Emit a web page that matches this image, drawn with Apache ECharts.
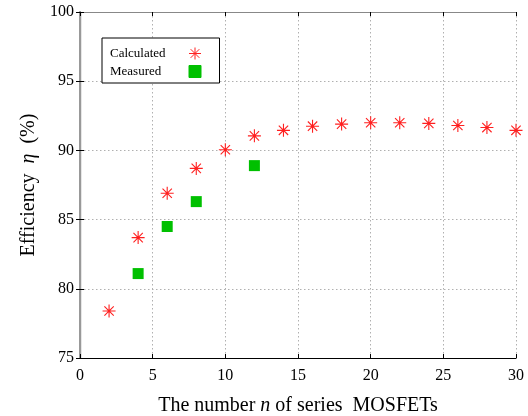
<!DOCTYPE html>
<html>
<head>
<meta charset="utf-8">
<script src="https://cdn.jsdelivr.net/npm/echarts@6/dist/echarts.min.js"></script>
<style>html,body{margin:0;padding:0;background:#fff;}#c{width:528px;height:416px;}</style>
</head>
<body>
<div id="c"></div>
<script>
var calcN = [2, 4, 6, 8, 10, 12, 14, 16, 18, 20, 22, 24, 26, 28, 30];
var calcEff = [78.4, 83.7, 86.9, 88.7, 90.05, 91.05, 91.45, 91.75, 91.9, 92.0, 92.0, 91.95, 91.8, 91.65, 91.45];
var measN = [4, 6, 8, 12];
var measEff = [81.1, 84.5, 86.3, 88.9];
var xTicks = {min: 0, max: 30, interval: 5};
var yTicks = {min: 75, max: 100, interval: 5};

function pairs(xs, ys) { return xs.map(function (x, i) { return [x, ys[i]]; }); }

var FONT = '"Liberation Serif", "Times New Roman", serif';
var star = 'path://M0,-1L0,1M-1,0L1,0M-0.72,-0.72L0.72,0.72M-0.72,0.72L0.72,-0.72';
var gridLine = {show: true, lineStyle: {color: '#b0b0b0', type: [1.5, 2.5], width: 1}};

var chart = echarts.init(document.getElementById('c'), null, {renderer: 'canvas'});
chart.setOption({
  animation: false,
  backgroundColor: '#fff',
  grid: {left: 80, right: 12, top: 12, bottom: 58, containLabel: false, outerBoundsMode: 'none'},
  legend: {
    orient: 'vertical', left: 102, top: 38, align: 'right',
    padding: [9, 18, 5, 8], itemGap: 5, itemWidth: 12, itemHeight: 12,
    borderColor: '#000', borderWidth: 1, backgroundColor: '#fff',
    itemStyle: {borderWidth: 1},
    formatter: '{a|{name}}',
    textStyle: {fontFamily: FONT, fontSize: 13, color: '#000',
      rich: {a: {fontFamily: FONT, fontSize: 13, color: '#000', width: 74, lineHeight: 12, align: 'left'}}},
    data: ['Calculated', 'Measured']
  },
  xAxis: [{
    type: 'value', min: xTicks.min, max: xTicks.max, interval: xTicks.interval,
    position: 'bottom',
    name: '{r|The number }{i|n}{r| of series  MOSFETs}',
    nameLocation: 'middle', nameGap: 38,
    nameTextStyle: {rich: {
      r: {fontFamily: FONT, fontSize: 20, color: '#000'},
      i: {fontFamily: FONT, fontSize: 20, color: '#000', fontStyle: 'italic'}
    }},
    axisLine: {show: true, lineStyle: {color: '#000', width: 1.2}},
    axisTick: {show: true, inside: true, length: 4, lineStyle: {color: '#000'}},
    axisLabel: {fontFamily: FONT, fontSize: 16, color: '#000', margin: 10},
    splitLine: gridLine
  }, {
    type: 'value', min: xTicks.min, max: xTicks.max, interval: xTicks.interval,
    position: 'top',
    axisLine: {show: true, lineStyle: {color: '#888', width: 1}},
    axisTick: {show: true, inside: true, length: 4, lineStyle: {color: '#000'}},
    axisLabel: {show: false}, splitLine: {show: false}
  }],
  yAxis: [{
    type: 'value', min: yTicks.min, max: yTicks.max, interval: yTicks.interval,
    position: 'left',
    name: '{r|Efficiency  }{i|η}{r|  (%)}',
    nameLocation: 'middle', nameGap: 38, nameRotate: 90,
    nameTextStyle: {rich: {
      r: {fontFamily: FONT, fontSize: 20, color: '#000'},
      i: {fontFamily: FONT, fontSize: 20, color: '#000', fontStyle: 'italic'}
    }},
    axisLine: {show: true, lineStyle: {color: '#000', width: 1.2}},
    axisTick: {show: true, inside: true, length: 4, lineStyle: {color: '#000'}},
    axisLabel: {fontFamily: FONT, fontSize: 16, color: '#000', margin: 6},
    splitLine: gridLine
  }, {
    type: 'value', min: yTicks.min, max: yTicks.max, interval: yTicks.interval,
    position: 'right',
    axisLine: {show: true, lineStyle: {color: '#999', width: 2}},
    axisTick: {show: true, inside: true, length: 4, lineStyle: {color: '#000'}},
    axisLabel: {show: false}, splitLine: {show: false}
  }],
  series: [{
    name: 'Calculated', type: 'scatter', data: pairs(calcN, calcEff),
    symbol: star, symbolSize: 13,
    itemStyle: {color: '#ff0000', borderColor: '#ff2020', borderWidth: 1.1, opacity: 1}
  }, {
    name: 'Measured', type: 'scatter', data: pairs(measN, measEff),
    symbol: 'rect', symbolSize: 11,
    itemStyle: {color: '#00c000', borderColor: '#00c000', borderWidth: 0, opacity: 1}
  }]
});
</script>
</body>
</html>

What you should do
Repeat the material above word for word, please, apart from its images.

Reply to the exercise
Emit a web page that matches this image, drawn with Apache ECharts.
<!DOCTYPE html>
<html>
<head>
<meta charset="utf-8">
<script src="https://cdn.jsdelivr.net/npm/echarts@6/dist/echarts.min.js"></script>
<style>html,body{margin:0;padding:0;background:#fff;}#c{width:528px;height:416px;}</style>
</head>
<body>
<div id="c"></div>
<script>
var calcN = [2, 4, 6, 8, 10, 12, 14, 16, 18, 20, 22, 24, 26, 28, 30];
var calcEff = [78.4, 83.7, 86.9, 88.7, 90.05, 91.05, 91.45, 91.75, 91.9, 92.0, 92.0, 91.95, 91.8, 91.65, 91.45];
var measN = [4, 6, 8, 12];
var measEff = [81.1, 84.5, 86.3, 88.9];
var xTicks = {min: 0, max: 30, interval: 5};
var yTicks = {min: 75, max: 100, interval: 5};

function pairs(xs, ys) { return xs.map(function (x, i) { return [x, ys[i]]; }); }

var FONT = '"Liberation Serif", "Times New Roman", serif';
var star = 'path://M0,-1L0,1M-1,0L1,0M-0.72,-0.72L0.72,0.72M-0.72,0.72L0.72,-0.72';
var gridLine = {show: true, lineStyle: {color: '#b0b0b0', type: [1.5, 2.5], width: 1}};

var chart = echarts.init(document.getElementById('c'), null, {renderer: 'canvas'});
chart.setOption({
  animation: false,
  backgroundColor: '#fff',
  grid: {left: 80, right: 12, top: 12, bottom: 58, containLabel: false, outerBoundsMode: 'none'},
  legend: {
    orient: 'vertical', left: 102, top: 38, align: 'right',
    padding: [9, 18, 5, 8], itemGap: 5, itemWidth: 12, itemHeight: 12,
    borderColor: '#000', borderWidth: 1, backgroundColor: '#fff',
    itemStyle: {borderWidth: 1},
    formatter: '{a|{name}}',
    textStyle: {fontFamily: FONT, fontSize: 13, color: '#000',
      rich: {a: {fontFamily: FONT, fontSize: 13, color: '#000', width: 74, lineHeight: 12, align: 'left'}}},
    data: ['Calculated', 'Measured']
  },
  xAxis: [{
    type: 'value', min: xTicks.min, max: xTicks.max, interval: xTicks.interval,
    position: 'bottom',
    name: '{r|The number }{i|n}{r| of series  MOSFETs}',
    nameLocation: 'middle', nameGap: 38,
    nameTextStyle: {rich: {
      r: {fontFamily: FONT, fontSize: 20, color: '#000'},
      i: {fontFamily: FONT, fontSize: 20, color: '#000', fontStyle: 'italic'}
    }},
    axisLine: {show: true, lineStyle: {color: '#000', width: 1.2}},
    axisTick: {show: true, inside: true, length: 4, lineStyle: {color: '#000'}},
    axisLabel: {fontFamily: FONT, fontSize: 16, color: '#000', margin: 10},
    splitLine: gridLine
  }, {
    type: 'value', min: xTicks.min, max: xTicks.max, interval: xTicks.interval,
    position: 'top',
    axisLine: {show: true, lineStyle: {color: '#888', width: 1}},
    axisTick: {show: true, inside: true, length: 4, lineStyle: {color: '#000'}},
    axisLabel: {show: false}, splitLine: {show: false}
  }],
  yAxis: [{
    type: 'value', min: yTicks.min, max: yTicks.max, interval: yTicks.interval,
    position: 'left',
    name: '{r|Efficiency  }{i|η}{r|  (%)}',
    nameLocation: 'middle', nameGap: 38, nameRotate: 90,
    nameTextStyle: {rich: {
      r: {fontFamily: FONT, fontSize: 20, color: '#000'},
      i: {fontFamily: FONT, fontSize: 20, color: '#000', fontStyle: 'italic'}
    }},
    axisLine: {show: true, lineStyle: {color: '#000', width: 1.2}},
    axisTick: {show: true, inside: true, length: 4, lineStyle: {color: '#000'}},
    axisLabel: {fontFamily: FONT, fontSize: 16, color: '#000', margin: 6},
    splitLine: gridLine
  }, {
    type: 'value', min: yTicks.min, max: yTicks.max, interval: yTicks.interval,
    position: 'right',
    axisLine: {show: true, lineStyle: {color: '#999', width: 2}},
    axisTick: {show: true, inside: true, length: 4, lineStyle: {color: '#000'}},
    axisLabel: {show: false}, splitLine: {show: false}
  }],
  series: [{
    name: 'Calculated', type: 'scatter', data: pairs(calcN, calcEff),
    symbol: star, symbolSize: 13,
    itemStyle: {color: '#ff0000', borderColor: '#ff2020', borderWidth: 1.1, opacity: 1}
  }, {
    name: 'Measured', type: 'scatter', data: pairs(measN, measEff),
    symbol: 'rect', symbolSize: 11,
    itemStyle: {color: '#00c000', borderColor: '#00c000', borderWidth: 0, opacity: 1}
  }]
});
</script>
</body>
</html>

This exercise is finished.